By noon, the SS Glencoe had arrived on the scene to pick up all passengers and 93 crewmembers of the Lusitania and bring them to St. John's, Newfoundland, where they arrived at midnight on 27 June. Although no lives were lost during the incident, many were injured during the grounding. Amongst the officers onboard of the Lusitania during the incident was Henry George Kendall, who would become known as the captain of the ill-fated Canadian Pacific Line steamer RMS Empress of Ireland, which sank in 1914 following a collision with a great loss of life.

== Wreck and aftermath==
Lusitania was quickly deemed a total loss.

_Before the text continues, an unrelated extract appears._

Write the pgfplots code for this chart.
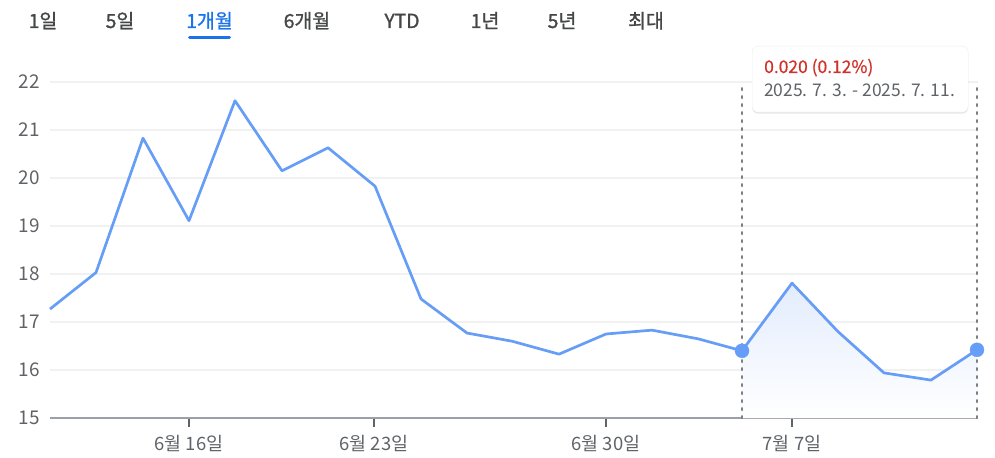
\documentclass[border=0pt]{standalone}
\usepackage{pgfplots}
\pgfplotsset{compat=1.18}
\usepackage{fontspec}
\setmainfont{Noto Sans CJK KR}
\newfontfamily\tabfont{Noto Sans CJK KR}[FakeBold=1.2]
\newfontfamily\semifont{Noto Sans CJK KR}[FakeBold=0.6]
\usetikzlibrary{shadows}
\definecolor{lineblue}{HTML}{669DF6}
\definecolor{areablue}{HTML}{E3ECFD}
\definecolor{gridgray}{HTML}{F1F1F1}
\definecolor{axisgray}{HTML}{9AA0A6}
\definecolor{tickgray}{HTML}{5F6368}
\definecolor{labelgray}{HTML}{5F6368}
\definecolor{tabgray}{HTML}{444746}
\definecolor{activeblue}{HTML}{1A73E8}
\definecolor{redtxt}{HTML}{D0322A}
\definecolor{dotgray}{HTML}{7A7F85}
\begin{document}
\begin{tikzpicture}
\useasboundingbox (0,0) rectangle (995bp,458bp);
% tabs
\foreach \x/\t in {43/1일,120/5일,307/6개월,402/YTD,485/1년,562/5년,646/최대}
  \node[anchor=base, inner sep=0pt, text=tabgray, font=\tabfont\fontsize{19.5}{22}\selectfont] at (\x bp,430bp) {\t};
\node[anchor=base, inner sep=0pt, text=activeblue, font=\tabfont\fontsize{19.5}{22}\selectfont] at (209.5bp,430bp) {1개월};
\draw[activeblue, line width=3bp, line cap=round] (189.5bp,420bp) -- (229.5bp,420bp);
\begin{axis}[
  at={(50bp,40bp)}, anchor=south west,
  scale only axis, width=928bp, height=336bp,
  xmin=50, xmax=978, ymin=15, ymax=22,
  clip=false,
  ytick={15,16,...,22},
  xtick={189,374,606,792},
  xticklabels={6월 16일,6월 23일,6월 30일,7월 7일},
  ymajorgrids,
  grid style={draw=gridgray, line width=1.3bp},
  axis x line*=bottom, axis y line*=left,
  x axis line style={draw=axisgray, line width=2bp, -},
  y axis line style={draw=none},
  tick align=outside,
  major tick length=9bp,
  xtick style={draw=tickgray, line width=2bp},
  ytick style={draw=none},
  /pgf/number format/assume math mode=true,
  xticklabel style={font=\fontsize{18.5}{21}\selectfont, text=labelgray, yshift=-5bp},
  yticklabel style={font=\fontsize{19}{21}\selectfont, text=labelgray, anchor=east, inner sep=0pt, xshift=-1bp},
]
\addplot[draw=none, top color=areablue, bottom color=white] coordinates {
  (742,16.40) (792,17.81) (838,16.80) (884,15.94) (931,15.79) (977,16.42)
} \closedcycle;
\addplot[lineblue, line width=2.7bp, line join=round] coordinates {
  (50,17.27) (96,18.03) (143,20.83) (189,19.11) (235,21.61) (282,20.15)
  (328,20.63) (375,19.83) (421,17.48) (467,16.77) (512,16.60) (559,16.33)
  (606,16.75) (652,16.83) (698,16.65) (742,16.40) (792,17.81) (838,16.80)
  (884,15.94) (931,15.79) (977,16.42)
};
\draw[dotgray, line width=2.6bp, line cap=round, dash pattern=on 1.8bp off 6.2bp] (axis cs:742,15) -- (axis cs:742,21.875);
\draw[dotgray, line width=2.6bp, line cap=round, dash pattern=on 1.8bp off 6.2bp] (axis cs:977,15) -- (axis cs:977,21.875);
\addplot[only marks, mark=*, mark size=7bp, color=lineblue] coordinates {(742,16.40) (977,16.42)};
\end{axis}
% tooltip
\node[fill=white, draw=black!7, rounded corners=6bp, drop shadow={shadow xshift=0bp, shadow yshift=-1.5bp, opacity=0.2}, minimum width=216bp, minimum height=66bp, anchor=north west, inner sep=0pt] at (752bp,412bp) {};
\node[anchor=base west, inner sep=0pt, text=redtxt, font=\semifont\fontsize{17.5}{20}\selectfont] at (764bp,385bp) {0.020 (0.12\%)};
\node[anchor=base west, inner sep=0pt, text=labelgray, font=\fontsize{17.5}{20}\selectfont] at (764bp,361bp) {2025. 7. 3. - 2025. 7. 11.};
\end{tikzpicture}
\end{document}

She lay on the reef at a 28 degree port list with a badly damaged keel, displaced engine and her cargo holds had already flooded. This made salvaging the ship's cargo very challenging, requiring divers and good weather to be able to recover it. On 1 July 1901, the owners of Lusitania sold her hull for $1,500 and the ship was scrapped in situ.
Meanwhile, Captain McNay stood trial at the marine court on 5 July 1901 as an investigation into the loss of Lusitania was conducted. The court ruled that the disaster was due to an unknown and erratic current which threw the ship 21 nmi off course and thereby acquitted the captain of any wrongdoing, restoring his captain's certificate as well.